Begin DATA SECTION

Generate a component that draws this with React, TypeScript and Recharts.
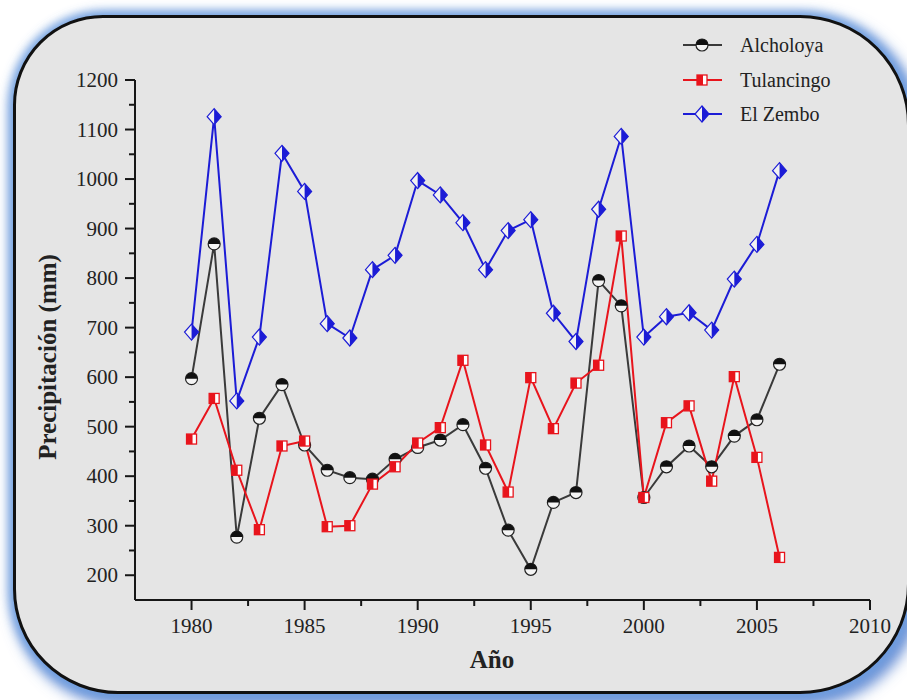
import React from 'react';
import { LineChart, Line, XAxis, YAxis, Legend, Label } from 'recharts';

const years = [1980, 1981, 1982, 1983, 1984, 1985, 1986, 1987, 1988, 1989, 1990, 1991, 1992, 1993, 1994, 1995, 1996, 1997, 1998, 1999, 2000, 2001, 2002, 2003, 2004, 2005, 2006];
const alcholoya = [597, 869, 277, 517, 585, 463, 412, 397, 394, 434, 458, 473, 504, 416, 291, 212, 347, 367, 795, 744, 357, 419, 461, 419, 481, 514, 626];
const tulancingo = [475, 557, 412, 292, 461, 471, 298, 300, 384, 419, 467, 498, 634, 463, 368, 599, 496, 588, 624, 885, 357, 508, 542, 390, 601, 438, 236];
const elZembo = [691, 1126, 552, 681, 1052, 975, 708, 679, 817, 846, 997, 968, 912, 817, 896, 918, 729, 672, 939, 1086, 681, 722, 730, 695, 798, 868, 1017];

const yTicks = [200, 250, 300, 350, 400, 450, 500, 550, 600, 650, 700, 750, 800, 850, 900, 950, 1000, 1050, 1100, 1150, 1200];
const xTicks = [1980, 1982.5, 1985, 1987.5, 1990, 1992.5, 1995, 1997.5, 2000, 2002.5, 2005, 2007.5, 2010];
const xLabels = [1980, 1985, 1990, 1995, 2000, 2005, 2010];
const yLabels = [200, 300, 400, 500, 600, 700, 800, 900, 1000, 1100, 1200];

const data = years.map((y, i) => ({ year: y, a: alcholoya[i], t: tulancingo[i], z: elZembo[i] }));

const W = 907;
const H = 700;
const PLOT_LEFT = 135;
const PLOT_RIGHT = 870;
const PLOT_TOP = 80;
const PLOT_BOTTOM = 600;
const FONT = '"Liberation Serif", "Times New Roman", serif';
const AXIS_COLOR = '#161616';

const BLACK = '#3a3a3a';
const RED = '#e8141c';
const BLUE = '#1c1cd6';

const circleMarker = (cx: number, cy: number, key?: any) => (
  <g key={key}>
    <circle cx={cx} cy={cy} r={6} fill="#f4f4f4" stroke="#222" strokeWidth={1.2} />
    <path d={`M ${cx - 6} ${cy} A 6 6 0 0 1 ${cx + 6} ${cy} Z`} fill="#111" />
  </g>
);
const squareMarker = (cx: number, cy: number, key?: any) => (
  <g key={key}>
    <rect x={cx - 5} y={cy - 5} width={10} height={10} fill="#fff" stroke={RED} strokeWidth={1.3} />
    <rect x={cx - 5} y={cy - 5} width={6} height={10} fill={RED} />
  </g>
);
const diamondMarker = (cx: number, cy: number, key?: any) => (
  <g key={key}>
    <polygon points={`${cx},${cy - 8} ${cx + 7},${cy} ${cx},${cy + 8} ${cx - 7},${cy}`} fill="#f2f2f2" stroke={BLUE} strokeWidth={1.2} />
    <polygon points={`${cx},${cy - 8} ${cx + 7},${cy} ${cx},${cy + 8}`} fill={BLUE} />
  </g>
);

const series = [
  { key: 'a', name: 'Alcholoya', color: BLACK, marker: circleMarker },
  { key: 't', name: 'Tulancingo', color: RED, marker: squareMarker },
  { key: 'z', name: 'El Zembo', color: BLUE, marker: diamondMarker },
];

const YTick = (props: any) => {
  const { y, payload } = props;
  const v = payload.value;
  const major = yLabels.includes(v);
  return (
    <g>
      <line x1={PLOT_LEFT - (major ? 10 : 6)} x2={PLOT_LEFT} y1={y} y2={y} stroke={AXIS_COLOR} strokeWidth={2} />
      {major && (
        <text x={PLOT_LEFT - 17} y={y} dy={7} textAnchor="end" fontFamily={FONT} fontSize={21} fill="#222">
          {v}
        </text>
      )}
    </g>
  );
};

const XTick = (props: any) => {
  const { x, payload } = props;
  const v = payload.value;
  const major = xLabels.includes(v);
  return (
    <g>
      <line x1={x} x2={x} y1={PLOT_BOTTOM} y2={PLOT_BOTTOM + (major ? 10 : 6)} stroke={AXIS_COLOR} strokeWidth={2} />
      {major && (
        <text x={x} y={PLOT_BOTTOM + 33} textAnchor="middle" fontFamily={FONT} fontSize={21} fill="#222">
          {v}
        </text>
      )}
    </g>
  );
};

const LegendContent = () => (
  <div style={{ fontFamily: FONT, fontSize: 20, color: '#222' }}>
    {series.map((s) => (
      <div key={s.key} style={{ display: 'flex', alignItems: 'center', height: 34.5 }}>
        <svg width={50} height={20} style={{ display: 'block' }}>
          <line x1={3} x2={42} y1={10} y2={10} stroke={s.color} strokeWidth={2} />
          {s.marker(22, 10)}
        </svg>
        <span style={{ marginLeft: 10, lineHeight: '20px' }}>{s.name}</span>
      </div>
    ))}
  </div>
);

export default function App() {
  return (
    <div style={{ position: 'absolute', left: 0, top: 0, width: W, height: H, overflow: 'hidden', background: '#fff' }}>
      <div
        style={{
          position: 'absolute',
          left: 13,
          top: 15,
          width: 897,
          height: 679,
          boxSizing: 'border-box',
          border: '3px solid #111',
          borderRadius: '90px 110px 110px 105px',
          background: '#e5e5e5',
          boxShadow: '0 0 9px 4px rgba(110,160,225,0.8), 5px 6px 14px 6px rgba(60,110,200,0.75)',
        }}
      />
      <div style={{ position: 'absolute', left: 0, top: 0 }}>
        <LineChart
          width={W}
          height={H}
          data={data}
          margin={{ top: PLOT_TOP, right: W - PLOT_RIGHT, left: 0, bottom: 0 }}
        >
          <XAxis
            dataKey="year"
            type="number"
            domain={[1977.5, 2010]}
            ticks={xTicks}
            interval={0}
            height={H - PLOT_BOTTOM}
            tickLine={false}
            axisLine={{ stroke: AXIS_COLOR, strokeWidth: 2 }}
            tick={<XTick />}
            allowDecimals
          >
            <Label
              content={() => (
                <text x={492} y={668} textAnchor="middle" fontFamily={FONT} fontSize={25} fontWeight="bold" fill="#222">
                  Año
                </text>
              )}
            />
          </XAxis>
          <YAxis
            type="number"
            domain={[150, 1200]}
            ticks={yTicks}
            interval={0}
            width={PLOT_LEFT}
            tickLine={false}
            axisLine={{ stroke: AXIS_COLOR, strokeWidth: 2 }}
            tick={<YTick />}
          >
            <Label
              content={() => (
                <text
                  x={56}
                  y={357}
                  transform="rotate(-90 56 357)"
                  textAnchor="middle"
                  fontFamily={FONT}
                  fontSize={25}
                  fontWeight="bold"
                  fill="#222"
                >
                  Precipitación (mm)
                </text>
              )}
            />
          </YAxis>
          <Legend
            layout="vertical"
            align="center"
            verticalAlign="middle"
            content={<LegendContent />}
            wrapperStyle={{ left: 680, top: 28, width: 200, height: 110 }}
          />
          {series.map((s) => (
            <Line
              key={s.key}
              dataKey={s.key}
              name={s.name}
              stroke={s.color}
              strokeWidth={2}
              isAnimationActive={false}
              dot={(p: any) => s.marker(p.cx, p.cy, `${s.key}-${p.index}`)}
              activeDot={false}
            />
          ))}
        </LineChart>
      </div>
    </div>
  );
}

End DATA SECTION

▶ _JOB_:
Set down again, exactly, the lines of the material above from its first line to the one with "YAxis, Legend, Label", inclusive. Leave the pictures out.

▶ _RESULT OF THE EXERCISE_:
Generate a component that draws this with React, TypeScript and Recharts.
import React from 'react';
import { LineChart, Line, XAxis, YAxis, Legend, Label } from 'recharts';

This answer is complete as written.